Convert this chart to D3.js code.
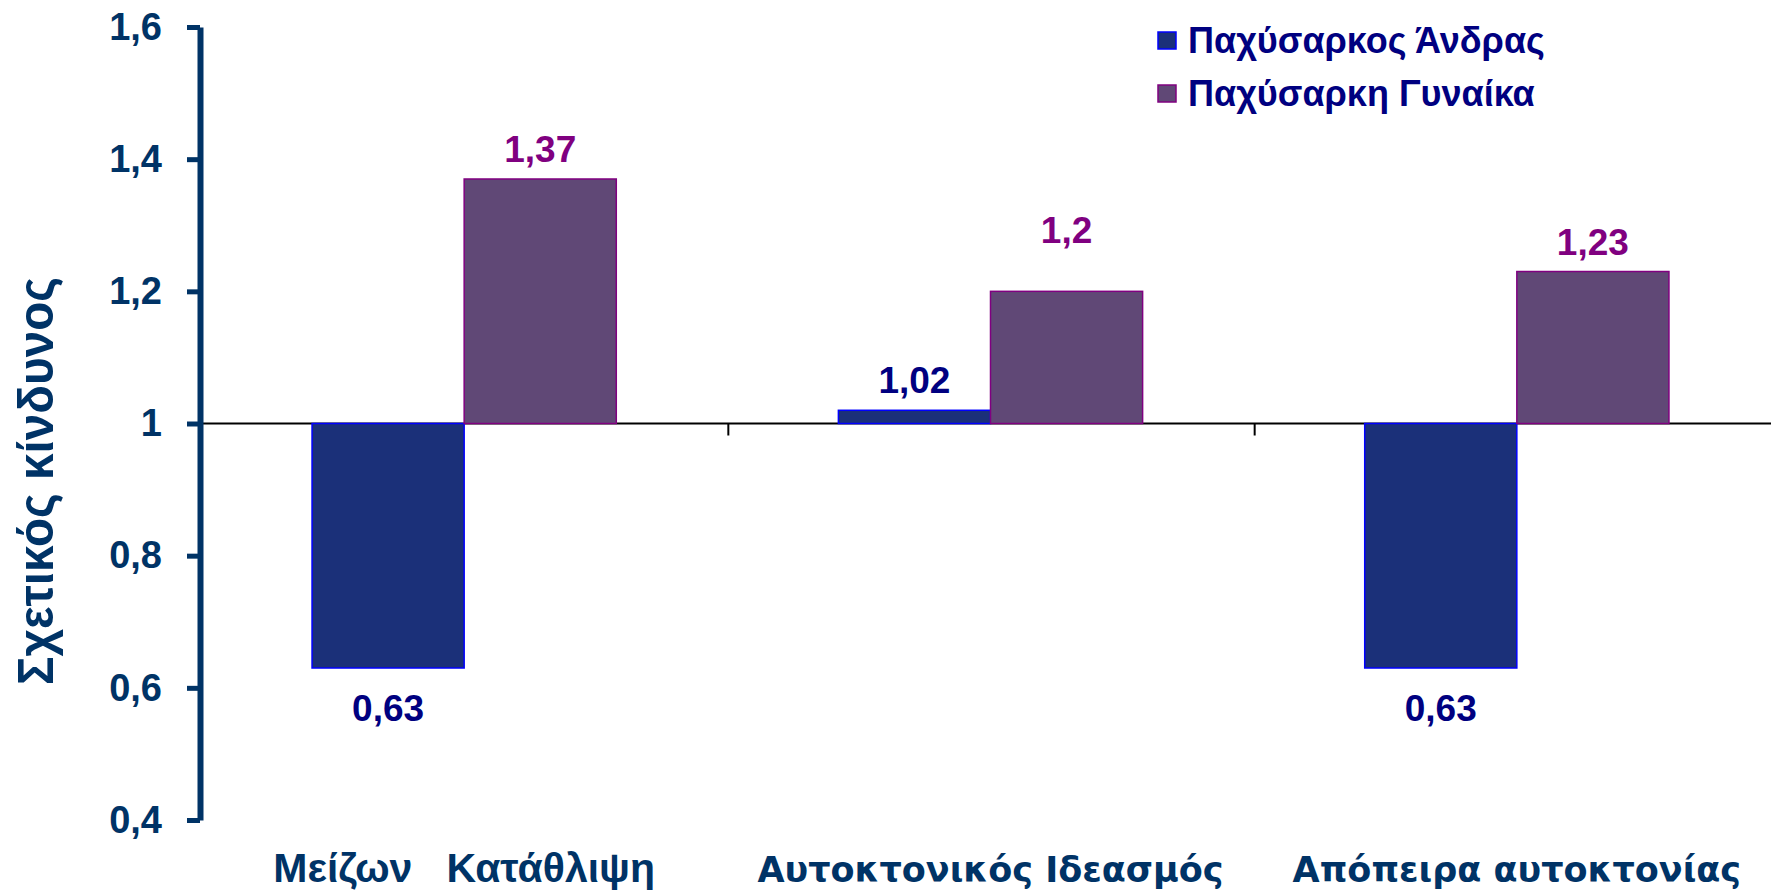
<!DOCTYPE html>
<html>
<head>
<meta charset="utf-8">
<script src="https://cdn.jsdelivr.net/npm/d3@7"></script>
<style>
  body { margin: 0; background: #fff; }
  text { white-space: pre; }
</style>
</head>
<body>
<div id="chart"></div>
<script>
// data
var categories = ["Μείζων   Κατάθλιψη", "Αυτοκτονικός Ιδεασμός", "Απόπειρα αυτοκτονίας"];
var seriesNames = ["Παχύσαρκος Άνδρας", "Παχύσαρκη Γυναίκα"];
var maleValues = [0.63, 1.02, 0.63];
var femaleValues = [1.37, 1.2, 1.23];
var yTicks = [0.4, 0.6, 0.8, 1, 1.2, 1.4, 1.6];

var svgWidth = 1771;
var svgHeight = 890;

var fills = ["#1b3079", "#604876"];
var strokes = ["#0000ff", "#800080"];
var labelColors = ["#000080", "#800080"];
var navy = "#003366";
// category label fonts differ in the original slide
var catFonts = ["'Liberation Sans', Arial, sans-serif", "'DejaVu Sans', sans-serif", "'DejaVu Sans', sans-serif"];
var catSizes = [41, 35, 35];

var svg = d3.select("#chart")
    .append("svg")
    .attr("width", svgWidth)
    .attr("height", svgHeight);

var x0 = d3.scaleBand()
    .domain(categories)
    .range([201, 1780])
    .padding(0);

var x1 = d3.scaleBand()
    .domain([0, 1])
    .range([0, x0.bandwidth()])
    .paddingInner(0)
    .paddingOuter(0.73);

var y = d3.scaleLinear()
    .domain([0.4, 1.6])
    .range([820, 27]);

var baseY = y(1);

var rows = categories.map(function(c, i) {
    return { cat: c, vals: [maleValues[i], femaleValues[i]] };
});

// baseline at 1 + small category ticks
svg.append("line")
    .attr("x1", x0.range()[0])
    .attr("x2", svgWidth)
    .attr("y1", baseY)
    .attr("y2", baseY)
    .attr("stroke", "#000")
    .attr("stroke-width", 2);

categories.forEach(function(c) {
    svg.append("line")
        .attr("x1", x0(c) + 1)
        .attr("x2", x0(c) + 1)
        .attr("y1", baseY)
        .attr("y2", baseY + 12)
        .attr("stroke", "#000")
        .attr("stroke-width", 2);
});

// bars
var groups = svg.selectAll(".grp")
    .data(rows)
    .enter()
    .append("g")
    .attr("transform", d => `translate(${x0(d.cat)},0)`);

groups.selectAll("rect")
    .data(d => d.vals.map((v, k) => ({ k: k, v: v })))
    .enter()
    .append("rect")
    .attr("x", d => x1(d.k))
    .attr("width", x1.bandwidth())
    .attr("y", d => Math.min(y(d.v), baseY))
    .attr("height", d => Math.abs(y(d.v) - baseY))
    .attr("fill", d => fills[d.k])
    .attr("stroke", d => strokes[d.k])
    .attr("stroke-width", 1.5);

// value labels (the 1,2 label sits higher in the original)
var labelNudge = { "2-1": -31 };
groups.each(function(d, gi) {
    d3.select(this).selectAll("text.val")
        .data(d.vals.map((v, k) => ({ k: k, v: v })))
        .enter()
        .append("text")
        .attr("class", "val")
        .attr("x", e => x1(e.k) + x1.bandwidth() / 2)
        .attr("y", e => (e.v >= 1 ? y(e.v) - 17 : y(e.v) + 53) + (labelNudge[(gi + 1) + "-" + e.k] || 0))
        .attr("text-anchor", "middle")
        .style("font-family", "'Liberation Sans', Arial, sans-serif")
        .style("font-weight", "bold")
        .style("font-size", "37px")
        .style("fill", e => labelColors[e.k])
        .text(e => String(e.v).replace(".", ","));
});

// y axis
var leftAxis = d3.axisLeft(y)
    .tickValues(yTicks)
    .tickSize(13)
    .tickSizeOuter(0)
    .tickPadding(25)
    .tickFormat(d => String(d).replace(".", ","));

var yAxis = svg.append("g")
    .attr("transform", "translate(200,0)")
    .call(leftAxis);

yAxis.select(".domain")
    .attr("stroke", navy)
    .attr("stroke-width", 6);
yAxis.selectAll(".tick line")
    .attr("stroke", navy)
    .attr("stroke-width", 5);
yAxis.selectAll(".tick text")
    .style("font-family", "'Liberation Sans', Arial, sans-serif")
    .style("font-weight", "bold")
    .style("font-size", "38px")
    .style("fill", navy);

// y axis title
svg.append("text")
    .attr("transform", "translate(53,481) rotate(-90)")
    .attr("text-anchor", "middle")
    .attr("textLength", 408)
    .attr("lengthAdjust", "spacingAndGlyphs")
    .style("font-family", "'Liberation Sans', Arial, sans-serif")
    .style("font-weight", "bold")
    .style("font-size", "50px")
    .style("fill", navy)
    .text("Σχετικός κίνδυνος");

// category labels
categories.forEach(function(c, i) {
    svg.append("text")
        .attr("x", x0(c) + x0.bandwidth() / 2)
        .attr("y", 882)
        .attr("text-anchor", "middle")
        .style("font-family", catFonts[i])
        .style("font-weight", "bold")
        .style("font-size", catSizes[i] + "px")
        .style("fill", navy)
        .text(c);
});

// legend
var legend = svg.append("g")
    .attr("transform", "translate(1158,0)");

seriesNames.forEach(function(name, i) {
    legend.append("rect")
        .attr("x", 0)
        .attr("y", 32 + i * 53)
        .attr("width", 18)
        .attr("height", 17)
        .attr("fill", fills[i])
        .attr("stroke", strokes[i])
        .attr("stroke-width", 1.5);
    legend.append("text")
        .attr("x", 30)
        .attr("y", 53 + i * 53)
        .style("font-family", "'Liberation Sans', Arial, sans-serif")
        .style("font-weight", "bold")
        .style("font-size", "36px")
        .style("fill", "#000080")
        .text(name);
});
</script>
</body>
</html>
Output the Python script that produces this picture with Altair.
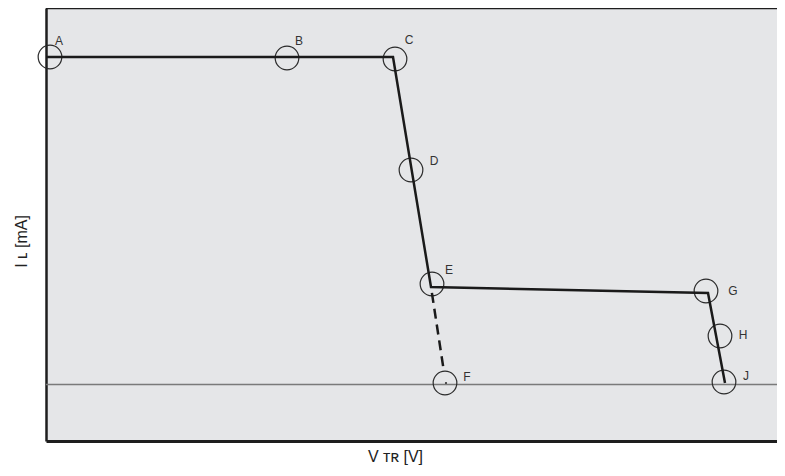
import altair as alt
import pandas as pd

# Values (arbitrary units: V_TR along x, I_L along y)
x_domain = [0, 731]
y_domain = [2, 435]

path_x = [0, 347, 385, 662, 679]
path_y = [386, 386, 156, 150, 60]

dash_x = [385, 398]
dash_y = [156, 71]

point_names = ["A", "B", "C", "D", "E", "F", "G", "H", "J"]
point_x = [4, 241, 349, 365, 386, 399, 660, 674, 678]
point_y = [386, 385, 384, 273, 159, 60, 152, 107, 61]

label_x = [13, 253, 363, 388, 403, 421, 687, 697, 700]
label_y = [402, 402, 403, 282, 173, 66, 152, 108, 67]

f_dot_x = [400]
f_dot_y = [60]

ref_level = [58.5]
top_level = [y_domain[1]]

FONT = "Liberation Sans"
X_TITLE = "V \u1d1b\u0280 [V]"
Y_TITLE = "I  \u029f [mA]"


def xenc():
    return alt.X(
        "x:Q",
        scale=alt.Scale(domain=x_domain, nice=False, zero=False),
        axis=alt.Axis(
            title=X_TITLE, labels=False, ticks=False, grid=False,
            domainColor="#1e1e1e", domainWidth=3,
            titleX=349, titleY=20, titleAlign="center", titleBaseline="alphabetic",
            titleFont=FONT, titleFontSize=16, titleFontWeight="normal", titleColor="#222222",
        ),
    )


def yenc():
    return alt.Y(
        "y:Q",
        scale=alt.Scale(domain=y_domain, nice=False, zero=False),
        axis=alt.Axis(
            title=Y_TITLE, labels=False, ticks=False, grid=False,
            domainColor="#1e1e1e", domainWidth=2.5,
            titleX=-20, titleY=233, titleAngle=270, titleAlign="center",
            titleBaseline="alphabetic",
            titleFont=FONT, titleFontSize=16, titleFontWeight="normal", titleColor="#222222",
        ),
    )


path_df = pd.DataFrame({"x": path_x, "y": path_y, "o": list(range(len(path_x)))})
dash_df = pd.DataFrame({"x": dash_x, "y": dash_y, "o": list(range(len(dash_x)))})
pts_df = pd.DataFrame({"x": point_x, "y": point_y, "name": point_names})
lab_df = pd.DataFrame({"x": label_x, "y": label_y, "name": point_names})
dot_df = pd.DataFrame({"x": f_dot_x, "y": f_dot_y})
ref_df = pd.DataFrame({"y": ref_level})
top_df = pd.DataFrame({"y": top_level})

ref_line = alt.Chart(ref_df).mark_rule(color="#7a7a7a", strokeWidth=1.5).encode(y=yenc())
top_line = alt.Chart(top_df).mark_rule(color="#1e1e1e", strokeWidth=2.5).encode(y=yenc())

circles = alt.Chart(pts_df).mark_point(
    shape="circle", filled=False, size=560, color="#2a2a2a", strokeWidth=1.2, opacity=1
).encode(x=xenc(), y=yenc())

dot = alt.Chart(dot_df).mark_point(
    shape="circle", filled=True, size=5, color="#333333", opacity=1
).encode(x=xenc(), y=yenc())

solid = alt.Chart(path_df).mark_line(color="#1a1a1a", strokeWidth=2.5).encode(
    x=xenc(), y=yenc(), order="o:Q"
)

dashed = alt.Chart(dash_df).mark_line(
    color="#1a1a1a", strokeWidth=2.5, strokeDash=[10, 6], strokeDashOffset=10
).encode(x=xenc(), y=yenc(), order="o:Q")

labels = alt.Chart(lab_df).mark_text(
    font=FONT, fontSize=12, color="#333333", align="center", baseline="middle"
).encode(x=xenc(), y=yenc(), text="name:N")

chart = (
    alt.layer(ref_line, circles, dot, dashed, solid, top_line, labels)
    .properties(
        width=731,
        height=433,
        autosize=alt.AutoSizeParams(type="none"),
        padding={"left": 38, "top": 0, "right": 0, "bottom": 24},
        background="#ffffff",
    )
    .configure_view(fill="#e5e6e8", stroke="transparent", strokeWidth=0)
)

chart.save("out.html", embed_options={"renderer": "svg", "actions": False})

+++

- **Description of the task**:
Please take the lines from the beginning of the data above through the line holding "var baseY = y(1);" and transcribe them exactly, without any pictures.

- **Solution to the problem**:
Convert this chart to D3.js code.
<!DOCTYPE html>
<html>
<head>
<meta charset="utf-8">
<script src="https://cdn.jsdelivr.net/npm/d3@7"></script>
<style>
  body { margin: 0; background: #fff; }
  text { white-space: pre; }
</style>
</head>
<body>
<div id="chart"></div>
<script>
// data
var categories = ["Μείζων   Κατάθλιψη", "Αυτοκτονικός Ιδεασμός", "Απόπειρα αυτοκτονίας"];
var seriesNames = ["Παχύσαρκος Άνδρας", "Παχύσαρκη Γυναίκα"];
var maleValues = [0.63, 1.02, 0.63];
var femaleValues = [1.37, 1.2, 1.23];
var yTicks = [0.4, 0.6, 0.8, 1, 1.2, 1.4, 1.6];

var svgWidth = 1771;
var svgHeight = 890;

var fills = ["#1b3079", "#604876"];
var strokes = ["#0000ff", "#800080"];
var labelColors = ["#000080", "#800080"];
var navy = "#003366";
// category label fonts differ in the original slide
var catFonts = ["'Liberation Sans', Arial, sans-serif", "'DejaVu Sans', sans-serif", "'DejaVu Sans', sans-serif"];
var catSizes = [41, 35, 35];

var svg = d3.select("#chart")
    .append("svg")
    .attr("width", svgWidth)
    .attr("height", svgHeight);

var x0 = d3.scaleBand()
    .domain(categories)
    .range([201, 1780])
    .padding(0);

var x1 = d3.scaleBand()
    .domain([0, 1])
    .range([0, x0.bandwidth()])
    .paddingInner(0)
    .paddingOuter(0.73);

var y = d3.scaleLinear()
    .domain([0.4, 1.6])
    .range([820, 27]);

var baseY = y(1);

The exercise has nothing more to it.